## DIRECTION:
Begin at the first line of the data and copy each line through the one containing "(ax) at (163,0);", that line included, with no pictures.

## RECORDED INFORMATION:
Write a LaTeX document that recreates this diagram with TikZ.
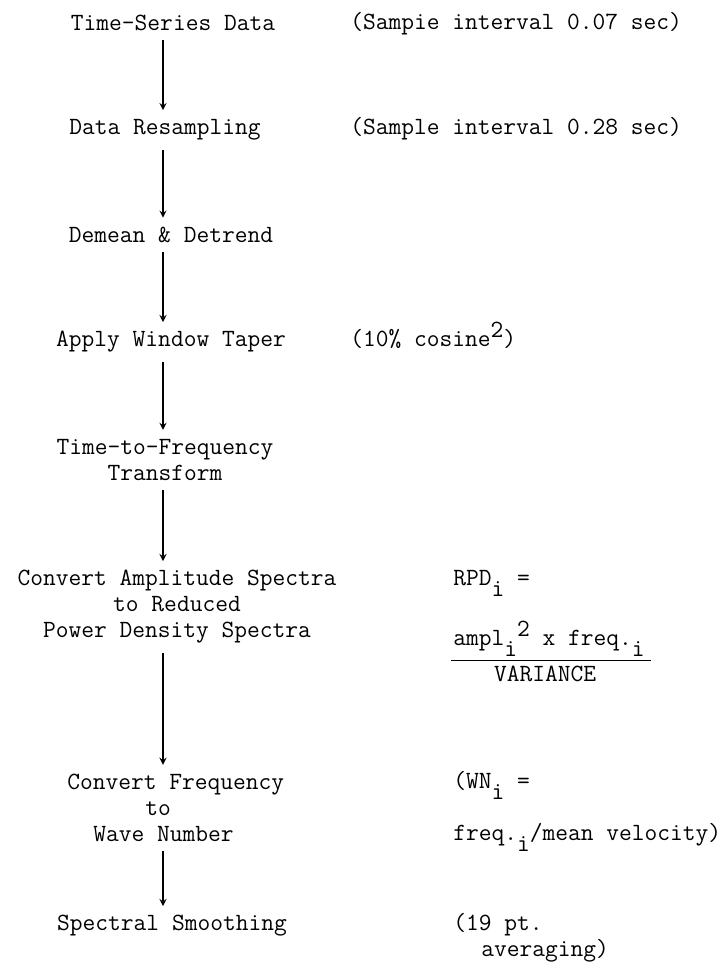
\documentclass[tikz,border=0pt]{standalone}
\usepackage{fontspec}
\usepackage{tikz}
\usetikzlibrary{arrows}
\newcommand\tsub[1]{\raisebox{-5.5pt}{#1}}
\newcommand\tsup[1]{\raisebox{4.5pt}{#1}}

\begin{document}
\begin{tikzpicture}[>=stealth, x=0.5pt, y=-0.5pt]
                \tikzstyle{every node} = [font=\ttfamily\addfontfeatures{FakeBold=0.5}\fontsize{12.38pt}{13pt}\selectfont]
                \tikzstyle{format} = [inner xsep=0pt, inner ysep=4.5pt, align=center]
                \tikzstyle{remark} = [inner sep=0pt, anchor=base west]
                \tikzstyle{flow} = [->, line width=0.6pt]
                \useasboundingbox (0,0) rectangle (728,964);
                \coordinate (ax) at (163,0);

                % Processing steps
                \node[format] (series) at (173,23) {Time-Series Data};
                \node[format] (resample) at (165,130) {Data Resampling};
                \node[format] (detrend) at (171,235) {Demean \& Detrend};
                \node[format] (taper) at (171,342) {Apply Window Taper};
                \node[format] (transform) at (165,460) {Time-to-Frequency\\Transform};
                \node[format] (power) at (177,607) {Convert Amplitude Spectra\\to Reduced\\Power Density Spectra};
                \node[format, align=left, anchor=west] (wavenum) at (67,808) {Convert Frequency\\\hspace*{39pt}to\\\hspace*{13pt}Wave Number};
                \node[format] (smooth) at (172,926) {Spectral Smoothing};

                % Remarks
                \node[remark] (rseries) at (350,29) {(Sampie interval 0.07 sec)};
                \node[remark] (rresample) at (350,134) {(Sample interval 0.28 sec)};
                \node[remark] (rtaper) at (350,346) {(10\% cosine\tsup{2})};
                \node[remark] (rpd) at (453,585) {RPD\tsub{i} =};
                \node[remark] (ampl) at (453,645) {ampl\tsub{i}\tsup{2} x freq.\tsub{i}};
                \node[remark, anchor=base] (variance) at (545,681) {VARIANCE};
                \node[remark] (wn) at (453,788) {(WN\tsub{i} =};
                \node[remark] (velocity) at (453,840) {freq.\tsub{i}/mean velocity)};
                \node[remark] (npts) at (453,930) {(19 pt.};
                \node[remark] (averaging) at (481,956) {averaging)};

                \draw[line width=0.8pt] ([xshift=-1pt, yshift=-2pt]ampl.south west) -- ([xshift=3pt, yshift=-2pt]ampl.south east);

                % Flow arrows
                \path[flow]
                (series.south -| ax) edge (resample.north -| ax)
                (resample.south -| ax) edge (detrend.north -| ax)
                (detrend.south -| ax) edge (taper.north -| ax)
                (taper.south -| ax) edge (transform.north -| ax)
                (transform.south -| ax) edge (power.north -| ax)
                (power.south -| ax) edge (wavenum.north -| ax)
                (wavenum.south -| ax) edge (smooth.north -| ax)
                ;
\end{tikzpicture}
\end{document}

## RESULT OF THE EXERCISE:
Write a LaTeX document that recreates this diagram with TikZ.
\documentclass[tikz,border=0pt]{standalone}
\usepackage{fontspec}
\usepackage{tikz}
\usetikzlibrary{arrows}
\newcommand\tsub[1]{\raisebox{-5.5pt}{#1}}
\newcommand\tsup[1]{\raisebox{4.5pt}{#1}}

\begin{document}
\begin{tikzpicture}[>=stealth, x=0.5pt, y=-0.5pt]
                \tikzstyle{every node} = [font=\ttfamily\addfontfeatures{FakeBold=0.5}\fontsize{12.38pt}{13pt}\selectfont]
                \tikzstyle{format} = [inner xsep=0pt, inner ysep=4.5pt, align=center]
                \tikzstyle{remark} = [inner sep=0pt, anchor=base west]
                \tikzstyle{flow} = [->, line width=0.6pt]
                \useasboundingbox (0,0) rectangle (728,964);
                \coordinate (ax) at (163,0);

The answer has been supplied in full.